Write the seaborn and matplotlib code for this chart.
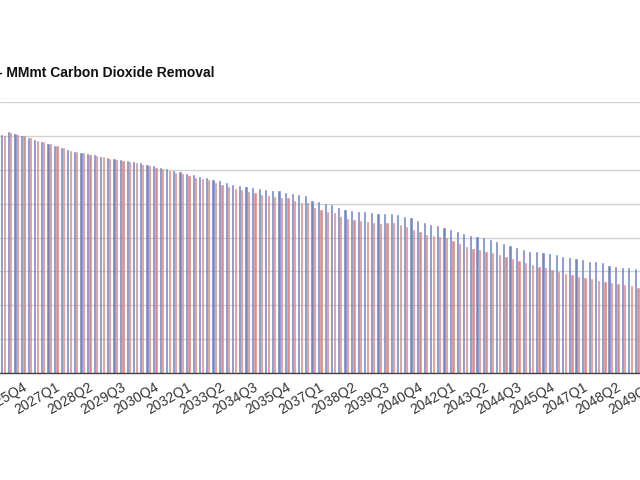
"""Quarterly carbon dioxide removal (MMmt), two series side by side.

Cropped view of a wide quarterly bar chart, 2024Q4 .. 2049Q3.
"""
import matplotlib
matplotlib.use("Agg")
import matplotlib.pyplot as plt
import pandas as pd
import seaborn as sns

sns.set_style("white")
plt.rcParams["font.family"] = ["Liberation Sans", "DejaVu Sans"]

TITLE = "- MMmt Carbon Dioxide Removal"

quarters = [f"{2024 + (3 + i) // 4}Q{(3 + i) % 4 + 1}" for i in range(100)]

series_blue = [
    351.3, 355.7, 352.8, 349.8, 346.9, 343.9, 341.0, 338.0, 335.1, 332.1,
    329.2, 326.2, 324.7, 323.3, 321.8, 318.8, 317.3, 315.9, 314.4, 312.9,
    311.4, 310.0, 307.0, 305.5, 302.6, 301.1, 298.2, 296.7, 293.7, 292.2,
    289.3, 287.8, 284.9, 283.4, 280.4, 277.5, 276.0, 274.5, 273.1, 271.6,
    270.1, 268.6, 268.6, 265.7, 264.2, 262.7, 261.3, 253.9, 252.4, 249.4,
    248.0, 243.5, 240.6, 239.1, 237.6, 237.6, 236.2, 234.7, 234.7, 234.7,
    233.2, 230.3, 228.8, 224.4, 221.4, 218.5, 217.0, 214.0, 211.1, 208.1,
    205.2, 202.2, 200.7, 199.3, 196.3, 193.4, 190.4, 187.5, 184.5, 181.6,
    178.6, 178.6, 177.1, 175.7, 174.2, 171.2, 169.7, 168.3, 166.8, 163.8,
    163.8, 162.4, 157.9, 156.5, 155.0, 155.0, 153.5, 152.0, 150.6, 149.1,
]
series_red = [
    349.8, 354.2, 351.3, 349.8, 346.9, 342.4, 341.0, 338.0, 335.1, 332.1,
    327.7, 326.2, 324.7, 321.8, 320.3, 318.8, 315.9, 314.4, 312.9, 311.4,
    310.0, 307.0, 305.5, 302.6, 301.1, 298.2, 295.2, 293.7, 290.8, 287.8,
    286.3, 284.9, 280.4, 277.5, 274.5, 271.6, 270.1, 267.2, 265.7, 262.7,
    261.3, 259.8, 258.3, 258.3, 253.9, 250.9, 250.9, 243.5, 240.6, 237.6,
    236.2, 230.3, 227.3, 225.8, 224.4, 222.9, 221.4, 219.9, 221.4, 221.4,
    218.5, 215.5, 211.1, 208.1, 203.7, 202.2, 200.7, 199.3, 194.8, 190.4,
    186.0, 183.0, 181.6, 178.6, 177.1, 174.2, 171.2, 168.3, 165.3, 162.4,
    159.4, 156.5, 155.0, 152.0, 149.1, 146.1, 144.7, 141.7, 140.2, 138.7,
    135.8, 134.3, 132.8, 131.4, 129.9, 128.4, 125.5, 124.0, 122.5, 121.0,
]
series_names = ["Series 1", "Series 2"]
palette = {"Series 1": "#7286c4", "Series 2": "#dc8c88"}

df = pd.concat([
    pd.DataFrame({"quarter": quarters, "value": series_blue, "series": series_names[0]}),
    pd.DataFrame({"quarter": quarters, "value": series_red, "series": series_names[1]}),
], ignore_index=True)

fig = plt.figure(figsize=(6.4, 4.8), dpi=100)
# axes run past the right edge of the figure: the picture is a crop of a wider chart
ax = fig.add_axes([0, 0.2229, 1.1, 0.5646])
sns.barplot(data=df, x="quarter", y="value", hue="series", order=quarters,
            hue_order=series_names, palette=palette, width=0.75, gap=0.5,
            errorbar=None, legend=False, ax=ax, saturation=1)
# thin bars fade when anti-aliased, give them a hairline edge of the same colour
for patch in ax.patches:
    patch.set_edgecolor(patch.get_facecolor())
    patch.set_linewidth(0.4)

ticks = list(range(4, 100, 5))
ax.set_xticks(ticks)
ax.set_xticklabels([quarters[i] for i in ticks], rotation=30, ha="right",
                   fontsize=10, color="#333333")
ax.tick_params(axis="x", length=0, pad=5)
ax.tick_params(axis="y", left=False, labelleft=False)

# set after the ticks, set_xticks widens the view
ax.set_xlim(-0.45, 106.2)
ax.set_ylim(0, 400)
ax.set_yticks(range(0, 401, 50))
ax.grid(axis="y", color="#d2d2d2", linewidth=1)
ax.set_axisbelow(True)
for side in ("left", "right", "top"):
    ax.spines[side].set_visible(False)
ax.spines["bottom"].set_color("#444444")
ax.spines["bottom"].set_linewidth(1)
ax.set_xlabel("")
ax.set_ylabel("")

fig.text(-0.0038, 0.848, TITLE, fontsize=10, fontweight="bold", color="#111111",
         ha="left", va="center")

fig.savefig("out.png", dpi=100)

§ §

:: WHAT THE TASK REQUIRES ::
Reproduce the data above word for word from its first line through the line that holds "i in range(100)]", both ends included; skip pictures.

:: TASK RESPONSE ::
Write the seaborn and matplotlib code for this chart.
"""Quarterly carbon dioxide removal (MMmt), two series side by side.

Cropped view of a wide quarterly bar chart, 2024Q4 .. 2049Q3.
"""
import matplotlib
matplotlib.use("Agg")
import matplotlib.pyplot as plt
import pandas as pd
import seaborn as sns

sns.set_style("white")
plt.rcParams["font.family"] = ["Liberation Sans", "DejaVu Sans"]

TITLE = "- MMmt Carbon Dioxide Removal"

quarters = [f"{2024 + (3 + i) // 4}Q{(3 + i) % 4 + 1}" for i in range(100)]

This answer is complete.